The self-transformation of the European social model has never been guided by some grand master plan, from which policy then ensued. The European reform model is replete with contingencies, policy failures, co-ordination and implementation problems and, obviously, shifts in the balance of political and economic power.
The ‘trial and error’ nature of European social reform means that attempts to solve problems in one particular policy area may, through a dynamic of spill-over effects, create problems in neighbouring policy areas. New problems trigger yet another search for new solutions, both horizontally (across policy areas) and vertically (between different layers of governance). Since the mid-1970s, macroeconomic instability stimulated a learning process through which the hard currency EMU was established. The imperatives of monetary integration put pressure on systems of industrial relations, leading to new adaptations in wage bargaining. New bargaining procedures, in turn, encouraged a search for more active labour market policies, as well as ‘activating’ social security provisions. And with the rise of services and female employment occurred a reorientation of policy. Last but not least, steps are being taken to make pension systems fair and sustainable in the face of population ageing. Politically, most of these sequential stages of bounded policy innovation were outcomes of lengthy processes of (re-)negotiation between political parties, governments and often also the social partners.

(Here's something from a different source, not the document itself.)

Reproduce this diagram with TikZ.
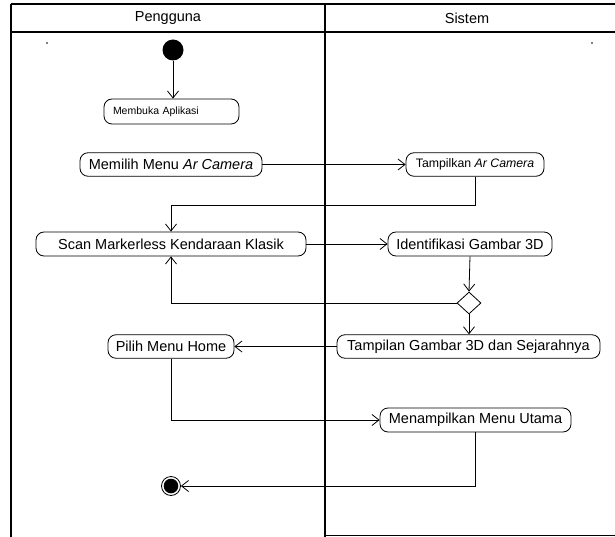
\documentclass[tikz,border=0pt]{standalone}
\usepackage{fontspec}
\setmainfont{Liberation Sans}
\usetikzlibrary
  {
    arrows.meta,       % open arrow heads
    shapes.geometric,  % decision diamond
    calc,
  }

\tikzset{
  lane/.style={line width=2.5pt},
  act/.style={draw, rounded corners=8pt, line width=0.8pt, inner sep=0pt,
              minimum height=23.5pt, font=\fontsize{14.5}{16}\selectfont},
  flow/.style={line width=0.8pt, -{Straight Barb[length=7pt,width=11pt]}},
  startnode/.style={circle, fill=black, minimum size=21pt, inner sep=0pt},
  endnode/.style={circle, draw, line width=0.8pt, minimum size=19pt, inner sep=0pt,
                  path picture={\fill (path picture bounding box.center) circle (7.3pt);}},
  decision/.style={diamond, draw, line width=0.8pt, minimum width=24pt,
                   minimum height=22pt, inner sep=0pt},
}

\begin{document}
\begin{tikzpicture}[x=1pt, y=-1pt, font=\fontsize{14.5}{16}\selectfont]
  \useasboundingbox (0,0) rectangle (615,537);

  % swimlanes
  \draw[lane] (11,4) -- (615,4);
  \draw[lane] (11,32) -- (615,32);
  \draw[lane] (11,4) -- (11,537);
  \draw[lane] (325,4) -- (325,537);
  \draw[line width=1.2pt] (325,535.5) -- (615,535.5);
  \node (pengguna) at (168,18) {Pengguna};
  \node (sistem) at (467,18) {Sistem};
  \fill (47,43) circle (0.8pt);
  \fill (592,43) circle (0.8pt);

  % activities
  \node[startnode] (start) at (173,50) {};
  \node[act, minimum width=135pt, minimum height=25pt, text width=117pt, align=left,
        inner xsep=9pt, font=\fontsize{10.5}{12}\selectfont] (membuka) at (171.5,111.5) {Membuka Aplikasi};
  \node[act, minimum width=182pt] (memilih) at (171,164.5) {Memilih Menu \textit{Ar Camera}};
  \node[act, minimum width=138pt, font=\fontsize{12.3}{14}\selectfont] (tampilkan) at (475,164.5) {Tampilkan \textit{Ar Camera}};
  \node[act, minimum width=270pt, minimum height=24pt] (scan) at (171,244) {Scan Markerless Kendaraan Klasik};
  \node[act, minimum width=164pt, minimum height=24pt] (identifikasi) at (470,244) {Identifikasi Gambar 3D};
  \node[decision] (cek) at (469,303) {};
  \node[act, minimum width=263pt] (tampilan) at (468.5,346.5) {Tampilan Gambar 3D dan Sejarahnya};
  \node[act, minimum width=126pt] (pilih) at (171,346.5) {Pilih Menu Home};
  \node[act, minimum width=191pt, minimum height=24pt] (menu) at (475.5,420) {Menampilkan Menu Utama};
  \node[endnode] (end) at (171,486) {};

  % flows
  \draw[flow] (start.south) -- (start.south |- membuka.north);
  \draw[flow] (memilih.east) -- (tampilkan.west);
  \draw[flow] (tampilkan.south) -- ++(0,29) -| (scan.north);
  \draw[flow] (scan.east) -- (identifikasi.west);
  \draw[flow] (identifikasi.south) -- (cek.north);
  \draw[flow] (cek.west) -| (scan.south);
  \draw[flow] (cek.south) -- (cek.south |- tampilan.north);
  \draw[flow] (tampilan.west) -- (pilih.east);
  \draw[flow] (pilih.south) |- (menu.west);
  \draw[flow] (menu.south) |- (end.east);
\end{tikzpicture}
\end{document}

Policy innovation at the national level has shaped the employment and social policy agenda of the European Union. Persistently high unemployment in the run-up to the EMU raised the urgency of a common European strategy. In the second half of the 1990s, aided by the presence of centre-left governments, we see a deepening of Social Europe. The success of the European Employment Strategy provided a window of opportunity for European employment and social policy which, in turn, catapulted the open method of co-ordination. OMC may very well unleash a process of ‘hybridisation’
43in welfare and labour market policy. This could lead to new policy mixes, something which is already apparent in small countries like Denmark, Ireland, the Netherlands, and Portugal. Welfare reform in the first decade of the 21st century will increasingly involve a combination of domestic learning, learning from and with others, and hopefully also a learning ahead of failure.